***** LISTED ENTRIES

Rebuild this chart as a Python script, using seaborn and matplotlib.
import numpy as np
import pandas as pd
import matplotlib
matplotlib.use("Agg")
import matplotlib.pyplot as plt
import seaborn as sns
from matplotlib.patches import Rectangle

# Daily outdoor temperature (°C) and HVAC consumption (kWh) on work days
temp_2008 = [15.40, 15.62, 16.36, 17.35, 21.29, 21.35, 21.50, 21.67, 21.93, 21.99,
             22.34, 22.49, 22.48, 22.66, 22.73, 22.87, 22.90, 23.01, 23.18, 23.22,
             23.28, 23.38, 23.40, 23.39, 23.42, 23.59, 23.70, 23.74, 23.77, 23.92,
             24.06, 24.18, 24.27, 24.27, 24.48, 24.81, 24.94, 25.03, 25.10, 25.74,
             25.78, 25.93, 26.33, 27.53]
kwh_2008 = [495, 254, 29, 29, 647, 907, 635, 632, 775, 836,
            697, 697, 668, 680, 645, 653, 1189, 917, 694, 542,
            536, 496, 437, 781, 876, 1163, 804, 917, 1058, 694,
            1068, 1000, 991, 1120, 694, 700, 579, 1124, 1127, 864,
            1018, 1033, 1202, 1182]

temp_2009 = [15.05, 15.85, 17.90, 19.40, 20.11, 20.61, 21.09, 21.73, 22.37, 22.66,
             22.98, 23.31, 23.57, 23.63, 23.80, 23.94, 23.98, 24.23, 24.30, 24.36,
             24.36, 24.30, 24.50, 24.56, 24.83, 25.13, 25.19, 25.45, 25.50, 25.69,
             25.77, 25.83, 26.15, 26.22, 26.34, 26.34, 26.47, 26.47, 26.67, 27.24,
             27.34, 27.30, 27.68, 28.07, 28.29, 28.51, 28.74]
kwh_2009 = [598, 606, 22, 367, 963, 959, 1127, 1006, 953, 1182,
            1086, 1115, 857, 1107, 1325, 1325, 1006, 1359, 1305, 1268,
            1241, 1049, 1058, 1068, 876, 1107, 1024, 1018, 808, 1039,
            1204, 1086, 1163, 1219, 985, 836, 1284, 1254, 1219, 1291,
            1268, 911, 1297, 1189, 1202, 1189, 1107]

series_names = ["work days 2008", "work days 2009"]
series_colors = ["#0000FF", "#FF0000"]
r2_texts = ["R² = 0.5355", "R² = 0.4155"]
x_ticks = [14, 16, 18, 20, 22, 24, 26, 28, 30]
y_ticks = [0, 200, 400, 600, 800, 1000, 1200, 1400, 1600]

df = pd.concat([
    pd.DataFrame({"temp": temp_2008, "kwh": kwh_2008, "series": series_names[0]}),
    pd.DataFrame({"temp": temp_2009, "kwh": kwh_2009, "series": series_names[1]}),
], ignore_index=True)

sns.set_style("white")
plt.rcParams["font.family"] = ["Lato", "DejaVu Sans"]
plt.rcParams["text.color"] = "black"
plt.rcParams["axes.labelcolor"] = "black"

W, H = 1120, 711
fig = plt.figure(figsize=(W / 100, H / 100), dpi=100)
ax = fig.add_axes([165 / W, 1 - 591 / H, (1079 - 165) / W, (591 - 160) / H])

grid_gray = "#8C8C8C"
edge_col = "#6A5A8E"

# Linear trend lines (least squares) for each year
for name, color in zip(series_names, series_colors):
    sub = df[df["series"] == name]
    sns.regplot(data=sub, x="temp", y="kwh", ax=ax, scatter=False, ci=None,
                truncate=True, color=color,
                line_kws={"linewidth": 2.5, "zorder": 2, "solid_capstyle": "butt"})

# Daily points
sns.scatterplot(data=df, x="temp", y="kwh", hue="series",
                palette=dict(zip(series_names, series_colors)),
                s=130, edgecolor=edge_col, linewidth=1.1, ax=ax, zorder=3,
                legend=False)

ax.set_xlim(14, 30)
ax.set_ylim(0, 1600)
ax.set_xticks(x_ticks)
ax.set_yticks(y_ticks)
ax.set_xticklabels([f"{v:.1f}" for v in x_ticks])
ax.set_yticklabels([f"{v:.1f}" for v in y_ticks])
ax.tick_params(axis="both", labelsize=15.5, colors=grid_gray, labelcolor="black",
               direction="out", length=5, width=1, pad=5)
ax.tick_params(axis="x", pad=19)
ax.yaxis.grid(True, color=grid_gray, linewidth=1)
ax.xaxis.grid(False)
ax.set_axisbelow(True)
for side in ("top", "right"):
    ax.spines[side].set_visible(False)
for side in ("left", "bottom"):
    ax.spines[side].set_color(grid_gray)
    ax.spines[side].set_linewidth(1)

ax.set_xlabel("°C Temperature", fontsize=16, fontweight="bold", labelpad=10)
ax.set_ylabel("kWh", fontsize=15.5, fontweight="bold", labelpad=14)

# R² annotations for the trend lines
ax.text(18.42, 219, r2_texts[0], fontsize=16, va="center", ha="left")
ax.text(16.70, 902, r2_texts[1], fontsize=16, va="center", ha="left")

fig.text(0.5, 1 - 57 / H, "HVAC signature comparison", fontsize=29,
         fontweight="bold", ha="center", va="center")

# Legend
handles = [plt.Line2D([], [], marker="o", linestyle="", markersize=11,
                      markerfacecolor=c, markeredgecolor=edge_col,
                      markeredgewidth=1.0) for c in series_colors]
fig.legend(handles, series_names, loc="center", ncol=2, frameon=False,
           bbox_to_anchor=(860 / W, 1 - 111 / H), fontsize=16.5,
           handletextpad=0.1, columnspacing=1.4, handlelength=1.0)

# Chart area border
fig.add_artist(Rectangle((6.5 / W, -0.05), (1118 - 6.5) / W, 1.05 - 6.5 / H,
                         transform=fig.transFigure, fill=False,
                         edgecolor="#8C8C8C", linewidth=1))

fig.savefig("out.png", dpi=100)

**********
***** LISTED ENTRIES

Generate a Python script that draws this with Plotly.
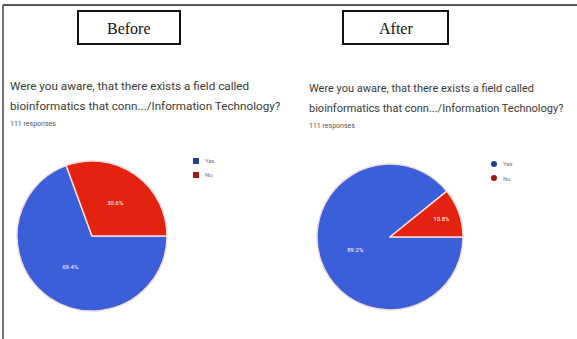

**********
***** LISTED ENTRIES

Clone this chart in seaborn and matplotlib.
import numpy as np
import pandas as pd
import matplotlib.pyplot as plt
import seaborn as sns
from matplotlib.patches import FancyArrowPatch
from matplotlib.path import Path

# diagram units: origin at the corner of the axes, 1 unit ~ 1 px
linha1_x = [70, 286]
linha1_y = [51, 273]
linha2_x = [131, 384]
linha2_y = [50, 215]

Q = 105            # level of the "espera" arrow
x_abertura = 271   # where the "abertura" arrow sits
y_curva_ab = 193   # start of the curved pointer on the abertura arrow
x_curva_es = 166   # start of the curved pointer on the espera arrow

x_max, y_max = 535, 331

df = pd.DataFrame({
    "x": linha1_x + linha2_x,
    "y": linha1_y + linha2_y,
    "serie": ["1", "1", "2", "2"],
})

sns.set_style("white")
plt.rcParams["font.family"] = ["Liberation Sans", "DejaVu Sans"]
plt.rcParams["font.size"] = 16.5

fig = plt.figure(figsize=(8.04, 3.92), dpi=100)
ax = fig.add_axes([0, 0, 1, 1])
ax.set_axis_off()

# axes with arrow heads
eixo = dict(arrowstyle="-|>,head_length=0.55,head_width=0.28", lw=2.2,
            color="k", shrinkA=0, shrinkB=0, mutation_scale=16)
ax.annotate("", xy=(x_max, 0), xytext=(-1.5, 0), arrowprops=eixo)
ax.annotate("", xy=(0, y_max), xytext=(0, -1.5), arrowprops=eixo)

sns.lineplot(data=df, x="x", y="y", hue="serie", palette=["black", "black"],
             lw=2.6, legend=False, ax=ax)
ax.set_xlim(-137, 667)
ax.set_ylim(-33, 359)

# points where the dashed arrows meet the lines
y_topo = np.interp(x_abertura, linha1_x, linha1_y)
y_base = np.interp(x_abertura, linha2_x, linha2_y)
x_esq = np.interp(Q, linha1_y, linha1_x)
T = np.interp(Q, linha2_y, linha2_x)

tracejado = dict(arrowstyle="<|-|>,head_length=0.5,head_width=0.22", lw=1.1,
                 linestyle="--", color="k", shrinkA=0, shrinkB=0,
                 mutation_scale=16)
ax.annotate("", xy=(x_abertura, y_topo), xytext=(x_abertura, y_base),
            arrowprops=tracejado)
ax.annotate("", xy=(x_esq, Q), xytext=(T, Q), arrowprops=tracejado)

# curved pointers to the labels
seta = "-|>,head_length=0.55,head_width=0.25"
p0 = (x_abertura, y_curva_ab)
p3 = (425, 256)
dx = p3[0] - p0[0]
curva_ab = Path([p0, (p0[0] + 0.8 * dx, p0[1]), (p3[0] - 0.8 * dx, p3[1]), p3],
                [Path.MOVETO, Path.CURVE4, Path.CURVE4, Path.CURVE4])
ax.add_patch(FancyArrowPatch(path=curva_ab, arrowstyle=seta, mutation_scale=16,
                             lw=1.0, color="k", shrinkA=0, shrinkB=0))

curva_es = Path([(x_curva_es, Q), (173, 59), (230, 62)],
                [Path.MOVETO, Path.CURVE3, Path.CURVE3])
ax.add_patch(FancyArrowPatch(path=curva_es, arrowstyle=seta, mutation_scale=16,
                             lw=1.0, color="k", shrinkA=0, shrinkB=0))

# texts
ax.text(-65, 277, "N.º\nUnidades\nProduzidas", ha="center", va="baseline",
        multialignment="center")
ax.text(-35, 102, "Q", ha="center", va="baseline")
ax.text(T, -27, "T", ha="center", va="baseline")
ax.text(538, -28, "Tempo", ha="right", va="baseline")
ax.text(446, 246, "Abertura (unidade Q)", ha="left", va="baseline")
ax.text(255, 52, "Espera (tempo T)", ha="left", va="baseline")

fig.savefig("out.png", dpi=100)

**********

### AIM
Everything from the line containing "Clone this chart in seaborn and matplotlib." down to the line containing "linha2_y = [50, 215]" should be retyped exactly, both lines included, and nothing more.

### ANSWER TO THIS TASK
Clone this chart in seaborn and matplotlib.
import numpy as np
import pandas as pd
import matplotlib.pyplot as plt
import seaborn as sns
from matplotlib.patches import FancyArrowPatch
from matplotlib.path import Path

# diagram units: origin at the corner of the axes, 1 unit ~ 1 px
linha1_x = [70, 286]
linha1_y = [51, 273]
linha2_x = [131, 384]
linha2_y = [50, 215]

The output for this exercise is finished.